Accommodation Recommendations (Live in history)
[Yunqi Earthen House]: Converted from a century-old residence, retains firepit and tamped earth walls, rooftop terrace for stargazing;
[Amei’s Homestay]: Family-run, offers activities like pounding rice cakes and spinning hemp thread;
[Mountain Residence]: New Chinese style design, highly private, with independent bathtub and mountain view windows.
⚠️ Pitfall Warnings
❌ Don’t wear high heels! All paths are original stone steps or tamped earth;
❌ Don’t enter private firepits without permission—smile and ask the host before sitting;
❌ Don’t fly drones over rooftops without villagers’ consent—respect privacy;
❌ Don’t miss the 6:30 AM “night watchman’s drum”—the village still keeps this old tradition, the drum sound piercing the mist feels like time travel.
📸 Photography Tips
Golden hours: 6:30–8:00 AM (sea of clouds + smoke), 5:30–7:00 PM (warm light + silhouettes);
Must-shoot scenes: rooftop corridor aerial view, Long Clan Watchtower window framing, firepit flames, close-ups of grandma weaving bamboo baskets;
Recommended gear: wide-angle lens (for architecture), 50mm prime lens (for culture), polarizer (to darken sky and highlight earthen wall texture).

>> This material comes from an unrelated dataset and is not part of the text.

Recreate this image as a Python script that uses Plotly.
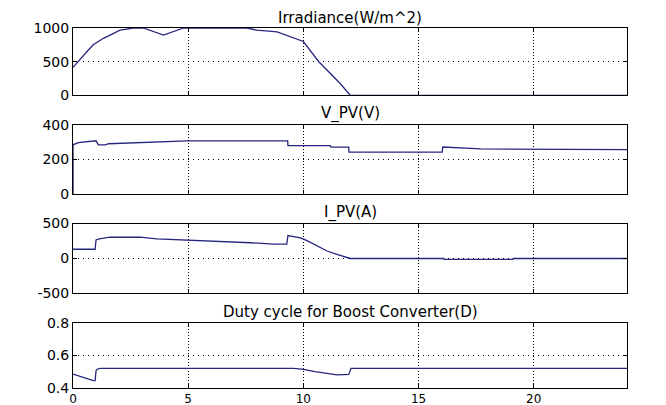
import plotly.graph_objects as go

# ---- data ----
irr_t = [0, 0.3, 0.6, 0.88, 1.32, 1.7, 2.04, 2.62, 3.05, 3.93, 4.8, 7.55, 7.99, 8.86, 10.0, 10.67, 11.6, 12.04, 24.05]
irr_v = [416, 537, 648, 752, 847, 910, 967, 1000, 1000, 895, 1000, 1000, 967, 943, 800, 500, 178, 0, 0]

vpv_t = [0, 0, 0.23, 0.88, 1.0, 1.1, 1.4, 1.55, 2.77, 4.94, 9.32, 9.33, 11.17, 11.2, 11.97, 11.98, 16.03, 16.05, 17.26, 17.7, 24.05]
vpv_v = [0, 284, 297, 307, 307, 284, 284, 290, 297, 307, 307, 279, 279, 271, 271, 242, 242, 271, 263, 260, 256]

ipv_t = [0, 0.96, 1.0, 1.14, 1.61, 2.91, 3.64, 4.94, 6.68, 7.7, 8.71, 9.28, 9.33, 9.87, 10.16, 10.45, 11.03, 11.46, 11.9, 12.04, 16.1, 16.11, 19.1, 19.11, 24.05]
ipv_v = [132, 132, 265, 279, 304, 304, 279, 265, 240, 225, 206, 206, 328, 294, 255, 206, 107, 59, 10, 0, 0, -12, -12, 0, 0]

d_t = [0, 0.3, 0.6, 0.88, 0.96, 1.0, 1.05, 1.17, 9.58, 10.01, 10.5, 11.03, 11.46, 11.97, 12.07, 24.05]
d_v = [0.485, 0.47, 0.455, 0.445, 0.445, 0.505, 0.515, 0.52, 0.52, 0.514, 0.50, 0.488, 0.48, 0.483, 0.52, 0.52]

titles = ["Irradiance(W/m^2)", "V_PV(V)", "I_PV(A)", "Duty cycle for Boost Converter(D)"]
y_ticks = [[0, 500, 1000], [0, 200, 400], [-500, 0, 500], [0.4, 0.6, 0.8]]
y_ticktext = [["0", "500", "1000"], ["0", "200", "400"], ["-500", "0", "500"], ["0.4", "0.6", "0.8"]]
y_ranges = [[0, 1000], [0, 400], [-500, 500], [0.4, 0.8]]
x_ticks = [0, 5, 10, 15, 20]
x_range = [0, 24.05]

series = [(irr_t, irr_v), (vpv_t, vpv_v), (ipv_t, ipv_v), (d_t, d_v)]

# ---- layout ----
domains = [[0.8126, 1.0], [0.5392, 0.7313], [0.2626, 0.4569], [0.0, 0.1814]]
title_shift = [-1, 0, 0, 0]
LINE = "#26267f"
TICKFONT = dict(family="DejaVu Sans, Arial, sans-serif", size=14, color="black")
XTICKFONT = dict(family="DejaVu Sans, Arial, sans-serif", size=12, color="black")
TITLEFONT = dict(family="DejaVu Sans, Arial, sans-serif", size=15, color="black")

fig = go.Figure()
layout = dict(
    width=650, height=410,
    margin=dict(l=65, r=31, t=16.5, b=12),
    paper_bgcolor="white", plot_bgcolor="white",
    showlegend=False, font=TICKFONT,
    annotations=[],
)

for i, (t, v) in enumerate(series):
    n = "" if i == 0 else str(i + 1)
    fig.add_trace(go.Scatter(x=t, y=v, mode="lines", line=dict(color=LINE, width=1.3),
                             xaxis="x" + n, yaxis="y" + n, hoverinfo="skip"))
    layout["xaxis" + n] = dict(
        domain=[0, 1], anchor="y" + n, range=x_range,
        tickvals=x_ticks, ticktext=[str(x) for x in x_ticks],
        showticklabels=(i == 3), ticks="inside", ticklen=4, tickcolor="black",
        showline=True, linecolor="black", linewidth=1, mirror="ticks",
        showgrid=True, gridcolor="black", gridwidth=1, griddash="1px,2px",
        zeroline=False, tickfont=XTICKFONT,
    )
    layout["yaxis" + n] = dict(
        domain=domains[i], anchor="x" + n, range=y_ranges[i],
        tickvals=y_ticks[i], ticktext=y_ticktext[i],
        ticks="inside", ticklen=4, tickcolor="black",
        showline=True, linecolor="black", linewidth=1, mirror="ticks",
        showgrid=True, gridcolor="black", gridwidth=1, griddash="1px,4px",
        zeroline=False, tickfont=TICKFONT,
    )
    layout["annotations"].append(dict(
        text=titles[i], x=0.5, xref="paper", y=domains[i][1], yref="paper",
        xanchor="center", yanchor="bottom", showarrow=False, yshift=title_shift[i],
        font=TITLEFONT,
    ))

fig.update_layout(**layout)
fig.write_html("out.html")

In an era ruled by traffic,
Chengzi Ancient Village stubbornly embraces slowness—
It doesn’t sell “fake nostalgia,”
only presents real life;
It doesn’t rely on filters to attract attention,
but uses 600-year-old tamped earth walls to tell you:
The strongest buildings are never steel and concrete,
but the silent trust between people and the land.
This autumn,
put down your guidebook, turn off your GPS,
go to Chengzi Ancient Village,
walk on someone else’s rooftop,
sit by your own firepit,
let the wind brush past your ears,
and let time grow moss again.
—May you find your own little earthen wall window in Chengzi.